## WHAT THE TASK REQUIRES:
Restate all the material verbatim, except for the pictures.
** BEGIN **
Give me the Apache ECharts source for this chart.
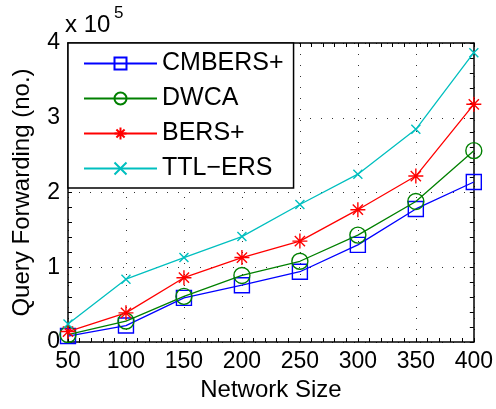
<!DOCTYPE html>
<html><head><meta charset="utf-8">
<script src="https://cdn.jsdelivr.net/npm/echarts@6/dist/echarts.min.js"></script>
<style>html,body{margin:0;padding:0;background:#fff}#c{width:496px;height:409px}</style>
</head><body><div id="c"></div>
<script>
// Network sizes (x) and query forwarding counts in units of 10^5
const networkSizes = [50, 100, 150, 200, 250, 300, 350, 400];
const cmbersPlus = [0.08, 0.22, 0.59, 0.76, 0.94, 1.30, 1.78, 2.14];
const dwca = [0.10, 0.28, 0.61, 0.89, 1.08, 1.43, 1.88, 2.56];
const bersPlus = [0.14, 0.39, 0.86, 1.13, 1.35, 1.77, 2.22, 3.18];
const ttlErs = [0.24, 0.84, 1.13, 1.41, 1.84, 2.245, 2.845, 3.87];
const seriesNames = ['CMBERS+', 'DWCA', 'BERS+', 'TTL\u2212ERS'];
const xTickLabels = ['50', '100', '150', '200', '250', '300', '350', '400'];
const yTickLabels = ['0', '1', '2', '3', '4'];

const FF = "'Liberation Sans', Arial, sans-serif";
const colors = ['#0000ff', '#008000', '#ff0000', '#00bfbf'];
const symbols = [
  'path://M0,0L10,0L10,10L0,10Z',
  'circle',
  'path://M5,0L5,10M0,5L10,5M1.6,1.6L8.4,8.4M1.6,8.4L8.4,1.6',
  'path://M0,0L10,10M0,10L10,0'
];
const symSizes = [15, 16, 15, 9];
const datasets = [cmbersPlus, dwca, bersPlus, ttlErs];

const chart = echarts.init(document.getElementById('c'), null, {renderer: 'canvas'});

function makeX(pos, showLabel) {
  return {
    type: 'value', position: pos, min: 50, max: 400, interval: 50,
    axisLine: {show: true, onZero: false, lineStyle: {color: '#000', width: 1.5}},
    axisTick: {show: true, inside: true, length: 4, lineStyle: {color: '#000', width: 1}},
    minorTick: {show: true, splitNumber: 5, length: 4, lineStyle: {color: '#000', width: 1}},
    axisLabel: {show: showLabel, fontSize: 23, color: '#000', fontFamily: FF, margin: 8,
      formatter: v => xTickLabels[networkSizes.indexOf(v)] ?? String(v)},
    splitLine: {show: showLabel, lineStyle: {color: '#333', width: 1, type: [1, 10]}},
    name: showLabel ? 'Network Size' : '',
    nameLocation: 'middle', nameGap: 36,
    nameTextStyle: {fontSize: 24, color: '#000', fontFamily: FF}
  };
}
function makeY(pos, showLabel) {
  return {
    type: 'value', position: pos, min: 0, max: 4, interval: 1,
    axisLine: {show: true, onZero: false, lineStyle: {color: '#000', width: 1.5}},
    axisTick: {show: true, inside: true, length: 4, lineStyle: {color: '#000', width: 1}},
    minorTick: {show: true, splitNumber: 5, length: 4, lineStyle: {color: '#000', width: 1}},
    axisLabel: {show: showLabel, fontSize: 23, color: '#000', fontFamily: FF, margin: 8,
      formatter: v => yTickLabels[v] ?? String(v)},
    splitLine: {show: showLabel, lineStyle: {color: '#333', width: 1, type: [1, 10]}},
    name: showLabel ? 'Query Forwarding (no.)' : '',
    nameLocation: 'middle', nameGap: 34,
    nameTextStyle: {fontSize: 24, color: '#000', fontFamily: FF}
  };
}

const option = {
  backgroundColor: '#fff',
  animation: false,
  grid: {left: 68, right: 22, top: 43, bottom: 67, containLabel: false},
  xAxis: [makeX('bottom', true), makeX('top', false)],
  yAxis: [makeY('left', true), makeY('right', false)],
  legend: {
    orient: 'vertical', left: 68, top: 43,
    padding: [8, 10, 7, 15], itemGap: 10,
    itemWidth: 73, itemHeight: 15,
    backgroundColor: '#fff', borderColor: '#000', borderWidth: 1.5,
    textStyle: {fontSize: 25, color: '#000', fontFamily: FF},
    data: seriesNames
  },
  graphic: [
    {type: 'text', left: 65, top: 13, style: {text: 'x 10', fontSize: 24, fontFamily: FF, fill: '#000'}},
    {type: 'text', left: 114, top: 5, style: {text: '5', fontSize: 17, fontFamily: FF, fill: '#000'}}
  ],
  series: seriesNames.map((n, i) => ({
    name: n, type: 'line', xAxisIndex: 0, yAxisIndex: 0,
    data: networkSizes.map((x, k) => [x, datasets[i][k]]),
    symbol: symbols[i], symbolSize: symSizes[i],
    showAllSymbol: true,
    lineStyle: {color: colors[i], width: 1.3},
    itemStyle: {color: 'none', borderColor: colors[i], borderWidth: 1.4},
    emphasis: {disabled: true},
    z: 3 + i
  }))
};
chart.setOption(option);
</script>
</body></html>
** END **
## EXERCISE RESULT:
Give me the Apache ECharts source for this chart.
<!DOCTYPE html>
<html><head><meta charset="utf-8">
<script src="https://cdn.jsdelivr.net/npm/echarts@6/dist/echarts.min.js"></script>
<style>html,body{margin:0;padding:0;background:#fff}#c{width:496px;height:409px}</style>
</head><body><div id="c"></div>
<script>
// Network sizes (x) and query forwarding counts in units of 10^5
const networkSizes = [50, 100, 150, 200, 250, 300, 350, 400];
const cmbersPlus = [0.08, 0.22, 0.59, 0.76, 0.94, 1.30, 1.78, 2.14];
const dwca = [0.10, 0.28, 0.61, 0.89, 1.08, 1.43, 1.88, 2.56];
const bersPlus = [0.14, 0.39, 0.86, 1.13, 1.35, 1.77, 2.22, 3.18];
const ttlErs = [0.24, 0.84, 1.13, 1.41, 1.84, 2.245, 2.845, 3.87];
const seriesNames = ['CMBERS+', 'DWCA', 'BERS+', 'TTL\u2212ERS'];
const xTickLabels = ['50', '100', '150', '200', '250', '300', '350', '400'];
const yTickLabels = ['0', '1', '2', '3', '4'];

const FF = "'Liberation Sans', Arial, sans-serif";
const colors = ['#0000ff', '#008000', '#ff0000', '#00bfbf'];
const symbols = [
  'path://M0,0L10,0L10,10L0,10Z',
  'circle',
  'path://M5,0L5,10M0,5L10,5M1.6,1.6L8.4,8.4M1.6,8.4L8.4,1.6',
  'path://M0,0L10,10M0,10L10,0'
];
const symSizes = [15, 16, 15, 9];
const datasets = [cmbersPlus, dwca, bersPlus, ttlErs];

const chart = echarts.init(document.getElementById('c'), null, {renderer: 'canvas'});

function makeX(pos, showLabel) {
  return {
    type: 'value', position: pos, min: 50, max: 400, interval: 50,
    axisLine: {show: true, onZero: false, lineStyle: {color: '#000', width: 1.5}},
    axisTick: {show: true, inside: true, length: 4, lineStyle: {color: '#000', width: 1}},
    minorTick: {show: true, splitNumber: 5, length: 4, lineStyle: {color: '#000', width: 1}},
    axisLabel: {show: showLabel, fontSize: 23, color: '#000', fontFamily: FF, margin: 8,
      formatter: v => xTickLabels[networkSizes.indexOf(v)] ?? String(v)},
    splitLine: {show: showLabel, lineStyle: {color: '#333', width: 1, type: [1, 10]}},
    name: showLabel ? 'Network Size' : '',
    nameLocation: 'middle', nameGap: 36,
    nameTextStyle: {fontSize: 24, color: '#000', fontFamily: FF}
  };
}
function makeY(pos, showLabel) {
  return {
    type: 'value', position: pos, min: 0, max: 4, interval: 1,
    axisLine: {show: true, onZero: false, lineStyle: {color: '#000', width: 1.5}},
    axisTick: {show: true, inside: true, length: 4, lineStyle: {color: '#000', width: 1}},
    minorTick: {show: true, splitNumber: 5, length: 4, lineStyle: {color: '#000', width: 1}},
    axisLabel: {show: showLabel, fontSize: 23, color: '#000', fontFamily: FF, margin: 8,
      formatter: v => yTickLabels[v] ?? String(v)},
    splitLine: {show: showLabel, lineStyle: {color: '#333', width: 1, type: [1, 10]}},
    name: showLabel ? 'Query Forwarding (no.)' : '',
    nameLocation: 'middle', nameGap: 34,
    nameTextStyle: {fontSize: 24, color: '#000', fontFamily: FF}
  };
}

const option = {
  backgroundColor: '#fff',
  animation: false,
  grid: {left: 68, right: 22, top: 43, bottom: 67, containLabel: false},
  xAxis: [makeX('bottom', true), makeX('top', false)],
  yAxis: [makeY('left', true), makeY('right', false)],
  legend: {
    orient: 'vertical', left: 68, top: 43,
    padding: [8, 10, 7, 15], itemGap: 10,
    itemWidth: 73, itemHeight: 15,
    backgroundColor: '#fff', borderColor: '#000', borderWidth: 1.5,
    textStyle: {fontSize: 25, color: '#000', fontFamily: FF},
    data: seriesNames
  },
  graphic: [
    {type: 'text', left: 65, top: 13, style: {text: 'x 10', fontSize: 24, fontFamily: FF, fill: '#000'}},
    {type: 'text', left: 114, top: 5, style: {text: '5', fontSize: 17, fontFamily: FF, fill: '#000'}}
  ],
  series: seriesNames.map((n, i) => ({
    name: n, type: 'line', xAxisIndex: 0, yAxisIndex: 0,
    data: networkSizes.map((x, k) => [x, datasets[i][k]]),
    symbol: symbols[i], symbolSize: symSizes[i],
    showAllSymbol: true,
    lineStyle: {color: colors[i], width: 1.3},
    itemStyle: {color: 'none', borderColor: colors[i], borderWidth: 1.4},
    emphasis: {disabled: true},
    z: 3 + i
  }))
};
chart.setOption(option);
</script>
</body></html>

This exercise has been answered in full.